The glory that was Boston; Lost Boston, by Jane Holtz Kay. Boston: Houghton Mifflin. $24.95

December 31, 1980

america's cities grew like forests, sprouting skyscrappers, spreading across country acres, overflowing into bays and swamps to plant buildings where there were only notaxable tides before. Like Shakespeare's Birnham Wood, they often seemed to pull up roots and expand overnight, when no one was looking.

And, as in forests, the best buildings were often chopped down. Even historic Boston has lost many of its finest examples of architecture. The bow-front houses of Beacon Hill, the South End, and Back Bay still stand. But the Hancock House, the West End, and almost every scrap of pre-Revolutionary Boston have fallen to fire or to the wrecker's ball.

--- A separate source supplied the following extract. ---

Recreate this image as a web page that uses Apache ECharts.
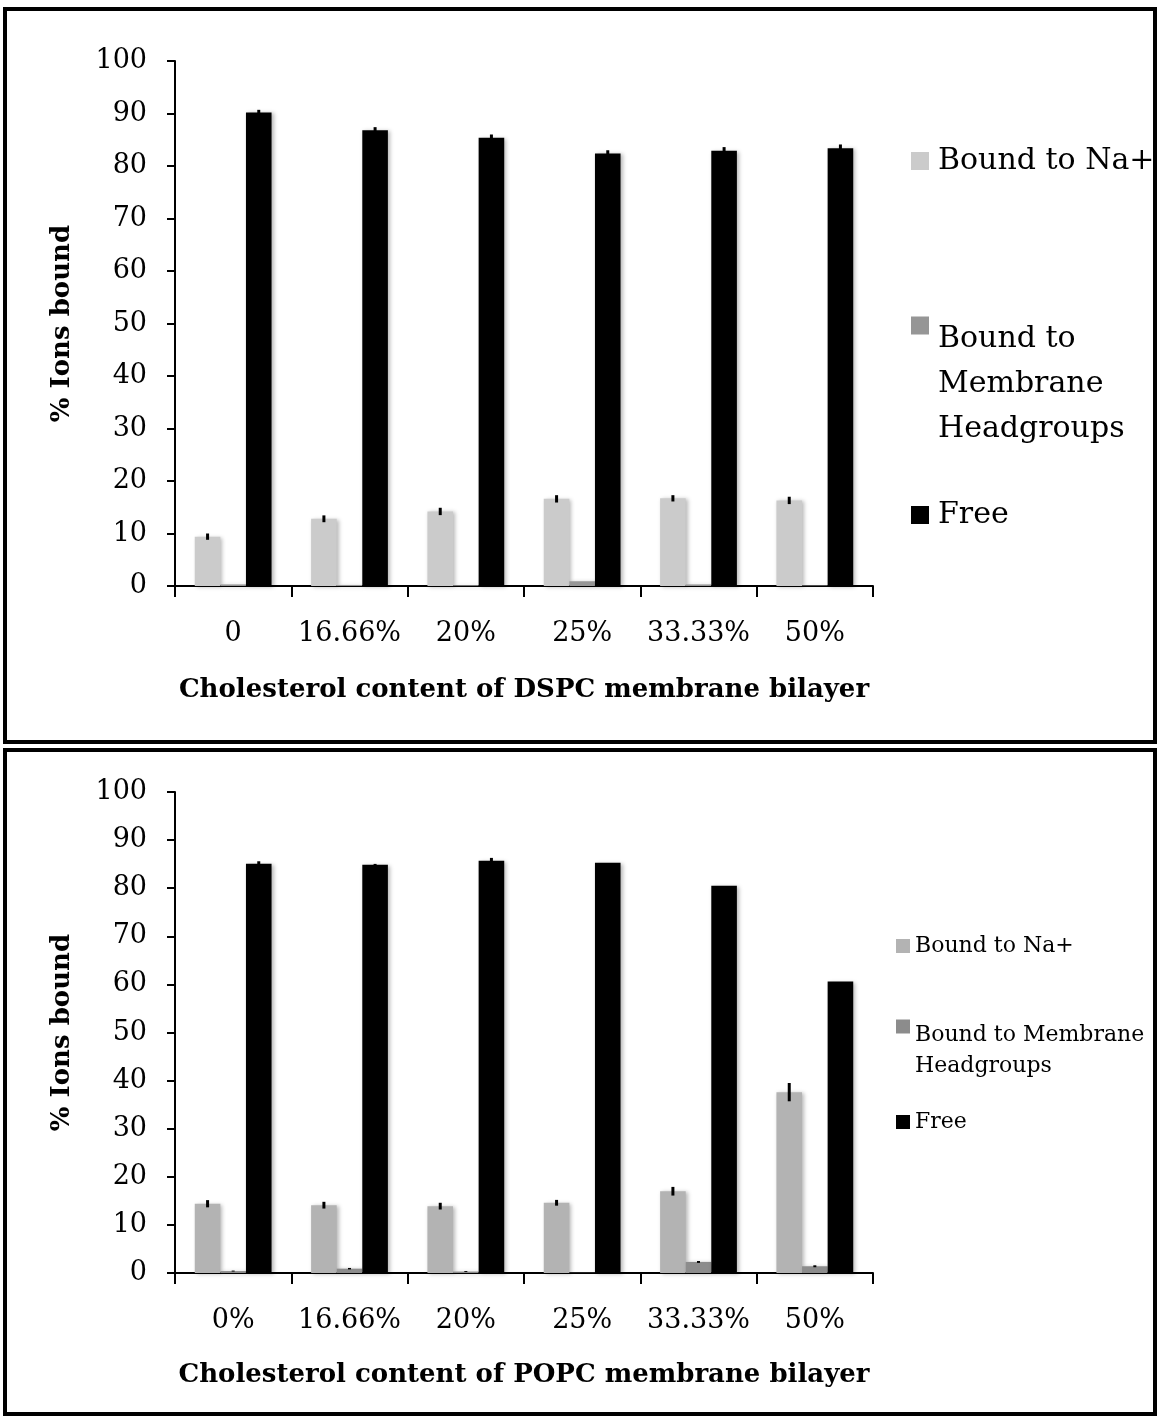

"Lost Boston" aims to raise these ghost buildings, and, like its previously published companions "Lost New York," "Lost Chicago," and "Lost New Orleans," it clearly makes no bones about its preservationist bent. For thoise who believe cities are something to be looked at instead of just endured, it is a fascinating book.

Jane Holtz Kay, architecture critic for The Nation, has written a sprightly narrative that traces Boston's built environment from its first twisted lanes to the streetcar suburbs of 1930. She is, admittedly, a biased observer: "Bostonians inhabit a landscape of loveliness and livability," she writes in her preface. "We pace our hours amidst an architecture of special worth."

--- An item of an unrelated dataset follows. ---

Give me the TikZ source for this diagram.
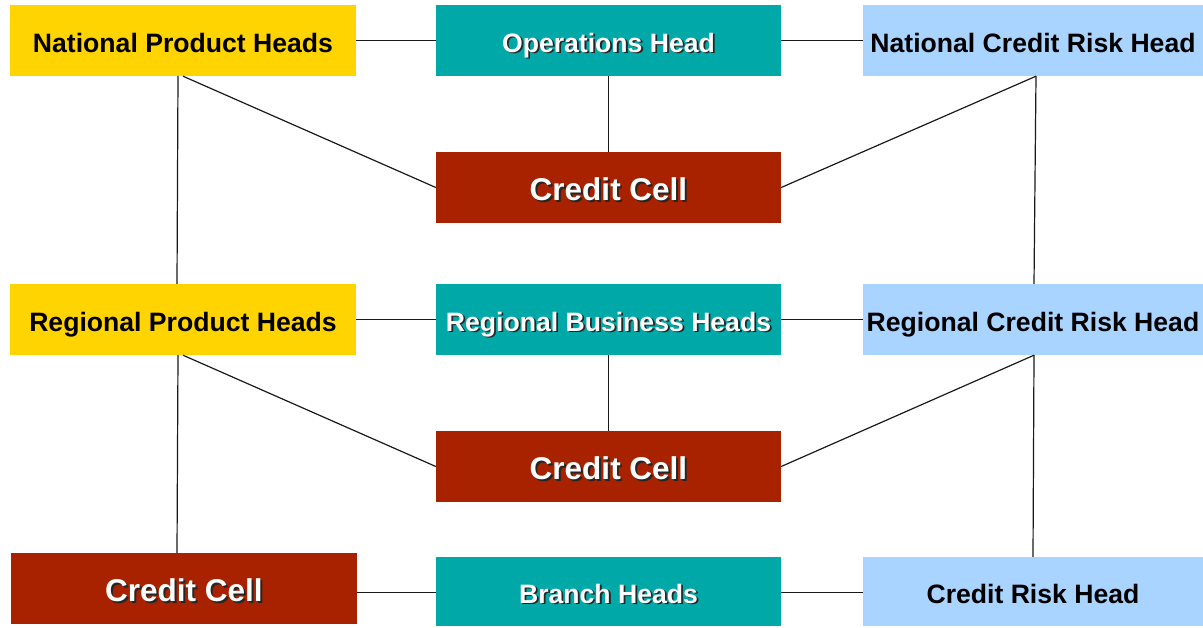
\documentclass[tikz,border=0pt]{standalone}
\usepackage{fontspec}
\setmainfont{Liberation Sans}
\definecolor{cyellow}{HTML}{FFD400}
\definecolor{cteal}{HTML}{00A8A8}
\definecolor{cred}{HTML}{A82200}
\definecolor{cblue}{HTML}{A8D4FF}
\newcommand\shtext[1]{\leavevmode\rlap{\kern1.8pt\raisebox{-1.8pt}{\color{black!85}#1}}#1}
\tikzset{
  box/.style={inner sep=0pt, minimum height=71pt, text height=30pt, text depth=7pt,
    font=\bfseries\fontsize{26.6}{28}\selectfont},
  ybox/.style={box, fill=cyellow, minimum width=346pt, text=black},
  tbox/.style={box, fill=cteal, minimum width=345pt, text=white},
  rbox/.style={box, fill=cred, minimum width=345pt, text=white, text height=33pt, text depth=7pt,
    font=\bfseries\fontsize{31.5}{33}\selectfont},
  bbox/.style={box, fill=cblue, minimum width=340pt, text=black},
  conn/.style={draw=black!90, line width=1.2pt}
}
\begin{document}
\begin{tikzpicture}[x=1pt,y=-1pt]
\useasboundingbox (0,0) rectangle (1203,627);
% row 1
\node[ybox] (yp1) at (183,40.5) {National Product Heads};
\node[tbox] (op)  at (608.5,40.5) {\shtext{Operations Head}};
\node[bbox] (bn1) at (1033,40.5) {National Credit Risk Head};
\node[rbox] (cc1) at (608.5,187.5) {\shtext{Credit Cell}};
% row 2
\node[ybox] (yp2) at (183,319.5) {Regional Product Heads};
\node[tbox] (rb)  at (608.5,319.5) {\shtext{Regional Business Heads}};
\node[bbox] (bn2) at (1033,319.5) {Regional Credit Risk Head};
\node[rbox] (cc2) at (608.5,466.5) {\shtext{Credit Cell}};
% row 3
\node[rbox, minimum width=346pt] (cc3) at (184,588.5) {\shtext{Credit Cell}};
\node[tbox, minimum height=69pt] (bh) at (608.5,591.5) {\shtext{Branch Heads}};
\node[bbox, minimum height=69pt] (crh) at (1033,591.5) {Credit Risk Head};
% connectors row 1
\draw[conn] (yp1) -- (op);
\draw[conn] (op) -- (bn1);
\draw[conn] (op.south) -- (cc1.north);
\draw[conn] (yp1.south) -- (cc1.west);
\draw[conn] ([xshift=3pt]bn1.south) -- (cc1.east);
\draw[conn] ([xshift=-5pt]yp1.south) -- ([xshift=-6pt]yp2.north);
\draw[conn] ([xshift=3pt]bn1.south) -- ([xshift=1pt]bn2.north);
% connectors row 2
\draw[conn] (yp2) -- (rb);
\draw[conn] (rb) -- (bn2);
\draw[conn] (rb.south) -- (cc2.north);
\draw[conn] (yp2.south) -- (cc2.west);
\draw[conn] ([xshift=1pt]bn2.south) -- (cc2.east);
\draw[conn] ([xshift=-5pt]yp2.south) -- ([xshift=-7pt]cc3.north);
\draw[conn] ([xshift=1pt]bn2.south) -- ([xshift=0pt]crh.north);
% connectors row 3
\draw[conn] ([yshift=-4pt]cc3.east) -- ([yshift=-1pt]bh.west);
\draw[conn] ([yshift=-1pt]bh.east) -- ([yshift=-1pt]crh.west);
\end{tikzpicture}
\end{document}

Others have trod this path before her. Kay's text breaks no scholastic ground not covered in such classics as Walter Muir Whitehill's "Boston: A Topographical History," or Bainbridge Bunting's "House of Boston's Back Bay." Bu her prose has a pictorial quality that allows her to convey a building's social context to average readers: Writing of the turn-of-the-century architect H. H. Richardson, she says his "buoyance fit the spirit of the day; his exeberance, his robust designs, like the swelling arches that were his signature across America, matched the temper of expansive times."

The book's strongest feature is its photos. Crowded at the end of each chapter, they show familiar landmarks flanked by unfamiliar neighbors, graphically documenting the gracelessness of much urban growth. A beautiful row of Bulfinch houses has been replaced by five shoe stores and a pizza parlor; the Hancock House on Beacon Hill is now a vacant lot. Captions describing long-gone buildings ring like tolling church bells: "Lasted only a generation," Leveled to widen Province STeet," "Torn down for a high rise."

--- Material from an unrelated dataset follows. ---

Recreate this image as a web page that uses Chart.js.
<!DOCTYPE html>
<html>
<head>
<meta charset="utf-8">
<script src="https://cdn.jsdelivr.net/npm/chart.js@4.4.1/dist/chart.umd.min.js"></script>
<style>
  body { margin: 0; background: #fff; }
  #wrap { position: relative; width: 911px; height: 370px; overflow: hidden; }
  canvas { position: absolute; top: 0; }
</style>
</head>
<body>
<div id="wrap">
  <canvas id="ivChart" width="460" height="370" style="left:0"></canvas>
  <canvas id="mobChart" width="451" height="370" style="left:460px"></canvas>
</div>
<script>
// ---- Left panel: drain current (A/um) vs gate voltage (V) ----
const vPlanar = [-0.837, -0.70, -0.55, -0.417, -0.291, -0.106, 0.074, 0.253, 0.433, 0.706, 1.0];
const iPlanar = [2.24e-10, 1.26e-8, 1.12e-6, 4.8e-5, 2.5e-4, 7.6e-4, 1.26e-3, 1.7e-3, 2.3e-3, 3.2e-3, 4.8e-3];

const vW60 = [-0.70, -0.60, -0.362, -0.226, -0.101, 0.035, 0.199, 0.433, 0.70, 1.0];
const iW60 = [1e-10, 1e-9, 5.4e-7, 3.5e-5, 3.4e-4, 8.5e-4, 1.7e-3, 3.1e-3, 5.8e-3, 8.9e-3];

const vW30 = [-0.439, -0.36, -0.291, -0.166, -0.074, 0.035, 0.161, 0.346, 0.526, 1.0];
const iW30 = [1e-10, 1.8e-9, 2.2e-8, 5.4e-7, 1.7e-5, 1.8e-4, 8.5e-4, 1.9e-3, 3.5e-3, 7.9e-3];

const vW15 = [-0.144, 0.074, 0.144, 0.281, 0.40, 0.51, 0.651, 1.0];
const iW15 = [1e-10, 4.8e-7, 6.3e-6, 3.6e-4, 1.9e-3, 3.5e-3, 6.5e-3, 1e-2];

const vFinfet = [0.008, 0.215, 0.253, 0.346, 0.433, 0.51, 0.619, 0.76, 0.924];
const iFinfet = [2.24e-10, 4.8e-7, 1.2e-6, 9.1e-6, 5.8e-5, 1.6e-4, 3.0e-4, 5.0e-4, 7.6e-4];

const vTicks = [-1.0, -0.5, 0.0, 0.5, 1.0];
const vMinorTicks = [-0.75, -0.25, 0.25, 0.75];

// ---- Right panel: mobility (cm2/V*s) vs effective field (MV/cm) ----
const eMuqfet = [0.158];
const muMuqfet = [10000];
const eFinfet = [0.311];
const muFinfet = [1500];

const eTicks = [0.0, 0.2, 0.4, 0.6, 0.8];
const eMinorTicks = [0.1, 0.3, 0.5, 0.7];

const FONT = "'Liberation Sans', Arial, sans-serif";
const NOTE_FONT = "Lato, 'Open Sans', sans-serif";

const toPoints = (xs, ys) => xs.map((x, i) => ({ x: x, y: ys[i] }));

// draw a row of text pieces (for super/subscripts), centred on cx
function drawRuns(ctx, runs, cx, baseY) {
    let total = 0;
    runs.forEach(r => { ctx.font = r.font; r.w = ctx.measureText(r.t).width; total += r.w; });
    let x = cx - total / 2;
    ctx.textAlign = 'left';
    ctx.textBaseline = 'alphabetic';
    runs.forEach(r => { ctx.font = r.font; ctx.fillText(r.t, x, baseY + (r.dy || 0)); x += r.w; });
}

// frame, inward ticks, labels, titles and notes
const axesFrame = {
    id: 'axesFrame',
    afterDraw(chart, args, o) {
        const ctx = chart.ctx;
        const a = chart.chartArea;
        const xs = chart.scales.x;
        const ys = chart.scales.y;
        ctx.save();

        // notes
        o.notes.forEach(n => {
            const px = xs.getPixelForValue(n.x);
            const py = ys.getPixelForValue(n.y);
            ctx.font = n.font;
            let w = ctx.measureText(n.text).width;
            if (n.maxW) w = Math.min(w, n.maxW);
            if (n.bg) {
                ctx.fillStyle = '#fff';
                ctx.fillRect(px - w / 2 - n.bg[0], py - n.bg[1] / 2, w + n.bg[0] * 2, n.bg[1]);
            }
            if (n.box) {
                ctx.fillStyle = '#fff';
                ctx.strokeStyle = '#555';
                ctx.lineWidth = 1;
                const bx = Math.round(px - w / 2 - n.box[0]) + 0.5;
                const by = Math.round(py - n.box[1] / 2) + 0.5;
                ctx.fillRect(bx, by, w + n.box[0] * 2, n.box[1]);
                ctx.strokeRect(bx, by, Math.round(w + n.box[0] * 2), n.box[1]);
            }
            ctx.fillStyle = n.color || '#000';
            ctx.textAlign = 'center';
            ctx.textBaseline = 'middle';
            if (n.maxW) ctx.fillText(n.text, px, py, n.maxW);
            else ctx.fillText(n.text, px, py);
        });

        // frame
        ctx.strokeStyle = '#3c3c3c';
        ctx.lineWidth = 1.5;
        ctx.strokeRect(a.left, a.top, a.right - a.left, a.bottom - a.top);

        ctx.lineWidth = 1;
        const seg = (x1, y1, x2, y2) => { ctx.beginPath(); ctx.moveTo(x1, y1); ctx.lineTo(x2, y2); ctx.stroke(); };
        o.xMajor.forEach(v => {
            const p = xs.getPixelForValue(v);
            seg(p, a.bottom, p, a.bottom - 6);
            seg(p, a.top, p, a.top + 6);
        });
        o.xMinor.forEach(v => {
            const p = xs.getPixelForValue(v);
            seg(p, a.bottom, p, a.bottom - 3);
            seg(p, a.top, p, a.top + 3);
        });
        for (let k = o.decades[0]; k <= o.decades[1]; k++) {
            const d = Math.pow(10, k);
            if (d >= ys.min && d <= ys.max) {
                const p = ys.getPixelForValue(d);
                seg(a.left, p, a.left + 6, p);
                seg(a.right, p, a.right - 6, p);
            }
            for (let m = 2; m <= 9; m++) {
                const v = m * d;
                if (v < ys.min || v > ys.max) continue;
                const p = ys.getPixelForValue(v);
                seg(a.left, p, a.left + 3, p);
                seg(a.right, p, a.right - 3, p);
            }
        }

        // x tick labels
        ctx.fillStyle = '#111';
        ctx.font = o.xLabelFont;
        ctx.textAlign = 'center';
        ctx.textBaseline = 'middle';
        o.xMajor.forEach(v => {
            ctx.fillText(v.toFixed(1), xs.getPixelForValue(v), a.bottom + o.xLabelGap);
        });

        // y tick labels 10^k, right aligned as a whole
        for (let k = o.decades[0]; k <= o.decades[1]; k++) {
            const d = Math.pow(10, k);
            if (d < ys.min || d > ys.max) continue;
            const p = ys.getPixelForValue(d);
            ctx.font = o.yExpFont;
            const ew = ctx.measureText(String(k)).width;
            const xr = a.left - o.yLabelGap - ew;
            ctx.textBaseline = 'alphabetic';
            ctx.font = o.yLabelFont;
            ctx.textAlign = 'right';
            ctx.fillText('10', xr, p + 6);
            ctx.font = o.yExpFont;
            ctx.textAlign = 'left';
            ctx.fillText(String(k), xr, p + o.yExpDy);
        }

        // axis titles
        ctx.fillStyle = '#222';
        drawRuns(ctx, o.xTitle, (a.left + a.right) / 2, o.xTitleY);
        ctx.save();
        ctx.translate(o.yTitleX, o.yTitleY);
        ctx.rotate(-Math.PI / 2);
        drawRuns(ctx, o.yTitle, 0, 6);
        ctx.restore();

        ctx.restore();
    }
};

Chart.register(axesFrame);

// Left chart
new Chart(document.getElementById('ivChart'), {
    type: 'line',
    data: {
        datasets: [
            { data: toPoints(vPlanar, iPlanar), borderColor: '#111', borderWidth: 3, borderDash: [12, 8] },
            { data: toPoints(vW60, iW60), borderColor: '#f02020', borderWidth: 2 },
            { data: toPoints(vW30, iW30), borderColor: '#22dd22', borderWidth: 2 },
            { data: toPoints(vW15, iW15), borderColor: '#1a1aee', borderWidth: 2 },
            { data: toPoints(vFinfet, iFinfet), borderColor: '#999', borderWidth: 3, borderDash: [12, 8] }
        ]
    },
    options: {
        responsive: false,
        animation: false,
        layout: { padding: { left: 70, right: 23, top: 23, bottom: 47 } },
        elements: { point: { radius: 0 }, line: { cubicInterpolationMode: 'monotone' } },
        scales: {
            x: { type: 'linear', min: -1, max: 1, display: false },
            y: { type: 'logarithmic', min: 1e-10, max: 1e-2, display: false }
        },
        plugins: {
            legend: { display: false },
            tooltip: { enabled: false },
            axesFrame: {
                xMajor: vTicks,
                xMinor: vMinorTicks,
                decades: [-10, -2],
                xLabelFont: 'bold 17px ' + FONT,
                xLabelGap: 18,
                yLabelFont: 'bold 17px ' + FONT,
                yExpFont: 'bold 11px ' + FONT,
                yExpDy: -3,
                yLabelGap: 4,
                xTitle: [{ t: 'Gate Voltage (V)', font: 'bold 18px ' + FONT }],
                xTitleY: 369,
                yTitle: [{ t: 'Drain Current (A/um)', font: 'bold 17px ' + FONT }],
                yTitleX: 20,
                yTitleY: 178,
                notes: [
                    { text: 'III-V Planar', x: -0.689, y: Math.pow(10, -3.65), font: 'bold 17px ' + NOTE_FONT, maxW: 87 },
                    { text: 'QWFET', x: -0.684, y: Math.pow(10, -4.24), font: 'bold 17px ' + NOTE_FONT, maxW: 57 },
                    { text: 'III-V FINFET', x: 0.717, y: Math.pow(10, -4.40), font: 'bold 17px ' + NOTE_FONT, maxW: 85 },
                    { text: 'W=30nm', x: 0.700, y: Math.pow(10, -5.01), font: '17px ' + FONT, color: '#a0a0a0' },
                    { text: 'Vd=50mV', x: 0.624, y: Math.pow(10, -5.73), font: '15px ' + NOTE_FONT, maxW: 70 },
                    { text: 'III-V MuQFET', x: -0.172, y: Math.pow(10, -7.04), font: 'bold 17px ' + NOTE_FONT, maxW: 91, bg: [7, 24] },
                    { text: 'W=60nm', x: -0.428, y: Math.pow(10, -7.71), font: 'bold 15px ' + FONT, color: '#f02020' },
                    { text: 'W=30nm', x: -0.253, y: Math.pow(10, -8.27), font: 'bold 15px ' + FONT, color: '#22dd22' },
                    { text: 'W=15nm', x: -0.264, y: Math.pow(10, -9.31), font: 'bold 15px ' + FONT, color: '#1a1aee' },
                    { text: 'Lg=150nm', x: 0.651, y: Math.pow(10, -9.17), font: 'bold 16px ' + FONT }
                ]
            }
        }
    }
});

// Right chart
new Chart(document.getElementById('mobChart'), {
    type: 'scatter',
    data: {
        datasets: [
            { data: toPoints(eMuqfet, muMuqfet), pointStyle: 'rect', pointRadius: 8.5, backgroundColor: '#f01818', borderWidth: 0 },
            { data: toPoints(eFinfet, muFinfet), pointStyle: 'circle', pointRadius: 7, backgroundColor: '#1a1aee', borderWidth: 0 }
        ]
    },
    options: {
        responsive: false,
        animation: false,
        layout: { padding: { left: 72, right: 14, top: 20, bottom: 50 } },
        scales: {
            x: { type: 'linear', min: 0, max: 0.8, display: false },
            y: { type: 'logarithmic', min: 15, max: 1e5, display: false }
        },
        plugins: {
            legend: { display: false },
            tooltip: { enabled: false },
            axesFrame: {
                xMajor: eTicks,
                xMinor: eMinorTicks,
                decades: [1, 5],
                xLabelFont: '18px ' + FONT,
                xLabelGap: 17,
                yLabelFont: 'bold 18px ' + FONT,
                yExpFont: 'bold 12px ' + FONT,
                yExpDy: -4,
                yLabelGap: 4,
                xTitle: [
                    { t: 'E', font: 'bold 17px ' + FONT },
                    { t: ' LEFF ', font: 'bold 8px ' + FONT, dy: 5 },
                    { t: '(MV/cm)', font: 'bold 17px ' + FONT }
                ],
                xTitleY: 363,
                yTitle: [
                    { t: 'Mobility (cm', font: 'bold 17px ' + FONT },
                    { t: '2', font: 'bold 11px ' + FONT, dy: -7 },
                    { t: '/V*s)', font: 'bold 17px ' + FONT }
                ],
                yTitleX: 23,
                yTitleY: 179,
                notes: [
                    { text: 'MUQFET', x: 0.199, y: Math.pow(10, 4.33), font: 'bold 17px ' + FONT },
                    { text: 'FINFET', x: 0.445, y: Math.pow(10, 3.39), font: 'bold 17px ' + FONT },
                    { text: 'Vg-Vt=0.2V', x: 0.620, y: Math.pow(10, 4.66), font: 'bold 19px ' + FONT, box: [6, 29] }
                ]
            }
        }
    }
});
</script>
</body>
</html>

"Lost Boston's theme is simple: cities may be built of stone and steel, but they grow and change like living things. The growth is powered by the energy of sheer economics. To keep our cities livable, we must learn to channel their change in positive directions.

"Boston evolved through the shared sense of humanity and urbanity of many designers over many years," Kay writes. "Will the lost Boston chronicled here be an epilogue of past losses or a prologue to the vandalism of a future day?"